◆ **Written instruction**: Skipping all pictures, set down the lines of the listing from the first through the one with "ax.set_ylim(len(CATEGORIES) - 0.5, -0.5)".
— Start Given material —
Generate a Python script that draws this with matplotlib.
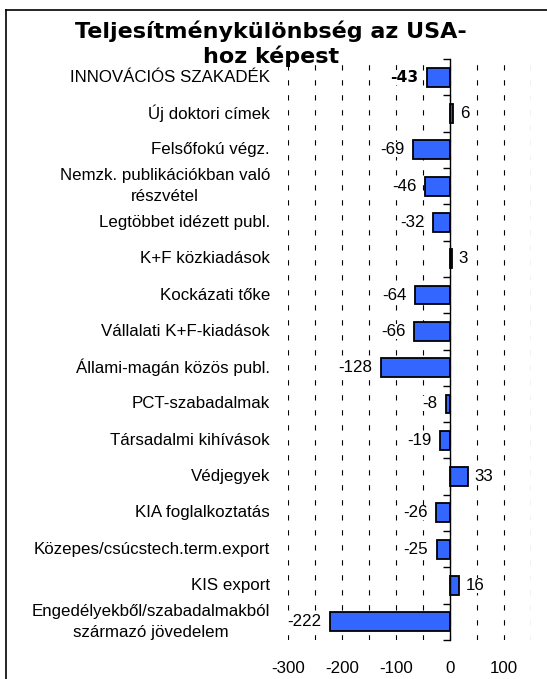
import matplotlib
matplotlib.use('Agg')
import matplotlib.pyplot as plt
from matplotlib.lines import Line2D
from matplotlib.ticker import MultipleLocator
import numpy as np

plt.rcParams['font.family'] = ['Liberation Sans', 'DejaVu Sans']
plt.rcParams['lines.scale_dashes'] = False

TITLE = 'Teljesítménykülönbség az USA-\nhoz képest'

CATEGORIES = [
    'INNOVÁCIÓS SZAKADÉK',
    'Új doktori címek',
    'Felsőfokú végz.',
    'Nemzk. publikációkban való\nrészvétel',
    'Legtöbbet idézett publ.',
    'K+F közkiadások',
    'Kockázati tőke',
    'Vállalati K+F-kiadások',
    'Állami-magán közös publ.',
    'PCT-szabadalmak',
    'Társadalmi kihívások',
    'Védjegyek',
    'KIA foglalkoztatás',
    'Közepes/csúcstech.term.export',
    'KIS export',
    'Engedélyekből/szabadalmakból\nszármazó jövedelem',
]

GAP_VALUES = [-43, 6, -69, -46, -32, 3, -64, -66, -128, -8, -19, 33, -26, -25, 16, -222]

X_TICKS = [-300, -200, -100, 0, 100]

W, H = 547, 679
FS = 12.2
fig = plt.figure(figsize=(W / 100, H / 100), dpi=100)

# axes box in pixels: x -300..150 -> 288..531, y 59..640
ax = fig.add_axes([288 / W, 1 - 640 / H, (531 - 288) / W, (640 - 59) / H])

y = np.arange(len(CATEGORIES))
ax.barh(y, GAP_VALUES, height=0.52, color='#3366ff', edgecolor='black',
        linewidth=1.3, zorder=3)

ax.set_xlim(-300, 150)
ax.set_ylim(len(CATEGORIES) - 0.5, -0.5)

# dashed vertical grid every 50
ax.xaxis.set_minor_locator(MultipleLocator(50))
ax.set_xticks(X_TICKS)
ax.set_xticklabels([str(v) for v in X_TICKS], fontsize=FS)
ax.grid(which='both', axis='x', color='black', linewidth=0.8,
        linestyle=(0, (3.8, 7.0)), zorder=1)
ax.tick_params(axis='x', which='both', length=0, pad=15)

# vertical axis at zero with ticks between categories
for s in ['top', 'right', 'bottom']:
    ax.spines[s].set_visible(False)
ax.spines['left'].set_position(('data', 0))
ax.spines['left'].set_linewidth(1.0)
ax.spines['left'].set_zorder(4)
ax.set_yticks(np.arange(-0.5, len(CATEGORIES), 1.0))
ax.set_yticklabels([])
ax.tick_params(axis='y', length=5, width=1.0, direction='out')

# category names on the left
for i, name in enumerate(CATEGORIES):
    ax.text(-0.074, i, name, transform=ax.get_yaxis_transform(),
            ha='right', va='center', fontsize=FS, multialignment='center',
            linespacing=1.55)

# value labels
for i, v in enumerate(GAP_VALUES):
    weight = 'bold' if i == 0 else 'normal'
    family = 'DejaVu Sans' if i == 0 else None
    if v < 0:
        off, ha = -6, 'right'
    else:
        off, ha = 5, 'left'
    ax.annotate(str(v), (v, i), xytext=(off, 0), textcoords='offset points',
                ha=ha, va='center', fontsize=FS if i else FS - 1,
                fontweight=weight, family=family,
                bbox=dict(facecolor='white', edgecolor='none', pad=0),
                zorder=2)

fig.text(271 / W, 1 - 44 / H, TITLE, ha='center', va='center',
         fontsize=16, fontweight='bold', family='DejaVu Sans',
         linespacing=1.2, zorder=6)

# outer frame (left and top edges)
fig.add_artist(Line2D([6 / W, 6 / W], [0, 1 - 10 / H], color='black', linewidth=1.2))
fig.add_artist(Line2D([6 / W, 1], [1 - 10 / H, 1 - 10 / H], color='black', linewidth=1.2))

fig.savefig('out.png', dpi=100)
— End Given material —
◆ **Final result**:
Generate a Python script that draws this with matplotlib.
import matplotlib
matplotlib.use('Agg')
import matplotlib.pyplot as plt
from matplotlib.lines import Line2D
from matplotlib.ticker import MultipleLocator
import numpy as np

plt.rcParams['font.family'] = ['Liberation Sans', 'DejaVu Sans']
plt.rcParams['lines.scale_dashes'] = False

TITLE = 'Teljesítménykülönbség az USA-\nhoz képest'

CATEGORIES = [
    'INNOVÁCIÓS SZAKADÉK',
    'Új doktori címek',
    'Felsőfokú végz.',
    'Nemzk. publikációkban való\nrészvétel',
    'Legtöbbet idézett publ.',
    'K+F közkiadások',
    'Kockázati tőke',
    'Vállalati K+F-kiadások',
    'Állami-magán közös publ.',
    'PCT-szabadalmak',
    'Társadalmi kihívások',
    'Védjegyek',
    'KIA foglalkoztatás',
    'Közepes/csúcstech.term.export',
    'KIS export',
    'Engedélyekből/szabadalmakból\nszármazó jövedelem',
]

GAP_VALUES = [-43, 6, -69, -46, -32, 3, -64, -66, -128, -8, -19, 33, -26, -25, 16, -222]

X_TICKS = [-300, -200, -100, 0, 100]

W, H = 547, 679
FS = 12.2
fig = plt.figure(figsize=(W / 100, H / 100), dpi=100)

# axes box in pixels: x -300..150 -> 288..531, y 59..640
ax = fig.add_axes([288 / W, 1 - 640 / H, (531 - 288) / W, (640 - 59) / H])

y = np.arange(len(CATEGORIES))
ax.barh(y, GAP_VALUES, height=0.52, color='#3366ff', edgecolor='black',
        linewidth=1.3, zorder=3)

ax.set_xlim(-300, 150)
ax.set_ylim(len(CATEGORIES) - 0.5, -0.5)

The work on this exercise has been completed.